EXERCISE GOAL: Write out each line exactly as given. Leave the pictures out of your copy.

DATASET CONTENT:
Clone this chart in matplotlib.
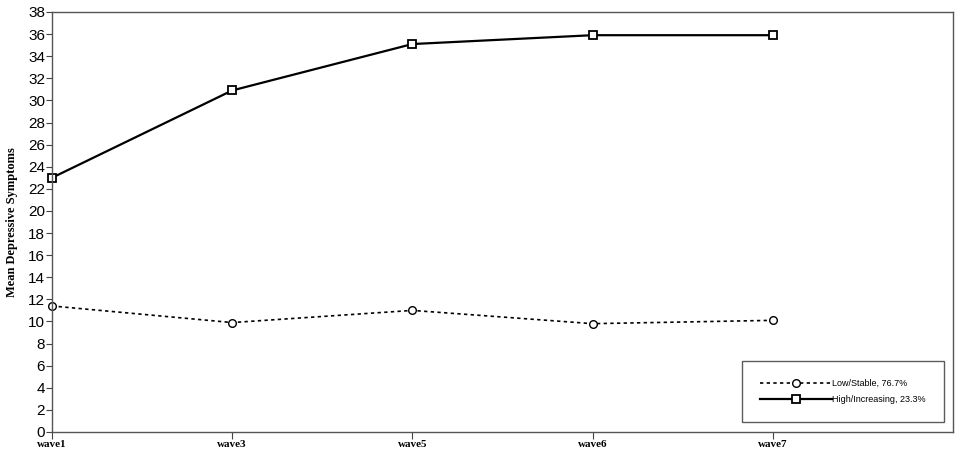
import numpy as np
import matplotlib
matplotlib.use("Agg")
import matplotlib.pyplot as plt

waves = ["wave1", "wave3", "wave5", "wave6", "wave7"]
low_stable = [11.4, 9.9, 11.0, 9.8, 10.1]
high_increasing = [23.0, 30.9, 35.1, 35.9, 35.9]

fig = plt.figure(figsize=(9.57, 4.54), dpi=100)
ax = fig.add_axes([0.0543, 0.0485, 0.9415, 0.9251])

x = np.arange(len(waves))
ax.plot(x, low_stable, color="black", linestyle=(0, (2, 2)), linewidth=1.2,
        marker="o", markersize=5.5, markerfacecolor="white", markeredgecolor="black",
        markeredgewidth=1.0, label="Low/Stable, 76.7%", clip_on=False)
ax.plot(x, high_increasing, color="black", linestyle="-", linewidth=1.6,
        marker="s", markersize=5.5, markerfacecolor="white", markeredgecolor="black",
        markeredgewidth=1.3, label="High/Increasing, 23.3%", clip_on=False)

ax.set_xlim(0, 5.0)
ax.set_ylim(0, 38)
ax.set_yticks(range(0, 39, 2))
ax.set_xticks(x)
ax.set_xticklabels(waves, family="Liberation Serif", fontweight="bold", fontsize=8)
for lab in ax.get_yticklabels():
    lab.set_family("Liberation Sans")
    lab.set_fontsize(11)
ax.tick_params(axis="y", length=4, width=0.8, colors="#444444", labelcolor="black", pad=1)
ax.tick_params(axis="x", length=5, width=0.8, colors="#444444", labelcolor="black", pad=1)
for s in ax.spines.values():
    s.set_color("#555555")
    s.set_linewidth(1.0)

ax.set_ylabel("Mean Depressive Symptoms", family="Liberation Serif",
              fontweight="bold", fontsize=9, labelpad=7)

leg = ax.legend(loc="lower right", bbox_to_anchor=(0.990, 0.024), frameon=True,
                fancybox=False, edgecolor="#333333", prop={"family": "Liberation Sans", "size": 6.5},
                handlelength=8, borderpad=2.0, labelspacing=0.75, handletextpad=0.0,
                borderaxespad=0)
leg.get_frame().set_linewidth(1.0)

fig.savefig("out.png", dpi=100)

SOLUTION TO THIS TASK:
Clone this chart in matplotlib.
import numpy as np
import matplotlib
matplotlib.use("Agg")
import matplotlib.pyplot as plt

waves = ["wave1", "wave3", "wave5", "wave6", "wave7"]
low_stable = [11.4, 9.9, 11.0, 9.8, 10.1]
high_increasing = [23.0, 30.9, 35.1, 35.9, 35.9]

fig = plt.figure(figsize=(9.57, 4.54), dpi=100)
ax = fig.add_axes([0.0543, 0.0485, 0.9415, 0.9251])

x = np.arange(len(waves))
ax.plot(x, low_stable, color="black", linestyle=(0, (2, 2)), linewidth=1.2,
        marker="o", markersize=5.5, markerfacecolor="white", markeredgecolor="black",
        markeredgewidth=1.0, label="Low/Stable, 76.7%", clip_on=False)
ax.plot(x, high_increasing, color="black", linestyle="-", linewidth=1.6,
        marker="s", markersize=5.5, markerfacecolor="white", markeredgecolor="black",
        markeredgewidth=1.3, label="High/Increasing, 23.3%", clip_on=False)

ax.set_xlim(0, 5.0)
ax.set_ylim(0, 38)
ax.set_yticks(range(0, 39, 2))
ax.set_xticks(x)
ax.set_xticklabels(waves, family="Liberation Serif", fontweight="bold", fontsize=8)
for lab in ax.get_yticklabels():
    lab.set_family("Liberation Sans")
    lab.set_fontsize(11)
ax.tick_params(axis="y", length=4, width=0.8, colors="#444444", labelcolor="black", pad=1)
ax.tick_params(axis="x", length=5, width=0.8, colors="#444444", labelcolor="black", pad=1)
for s in ax.spines.values():
    s.set_color("#555555")
    s.set_linewidth(1.0)

ax.set_ylabel("Mean Depressive Symptoms", family="Liberation Serif",
              fontweight="bold", fontsize=9, labelpad=7)

leg = ax.legend(loc="lower right", bbox_to_anchor=(0.990, 0.024), frameon=True,
                fancybox=False, edgecolor="#333333", prop={"family": "Liberation Sans", "size": 6.5},
                handlelength=8, borderpad=2.0, labelspacing=0.75, handletextpad=0.0,
                borderaxespad=0)
leg.get_frame().set_linewidth(1.0)

fig.savefig("out.png", dpi=100)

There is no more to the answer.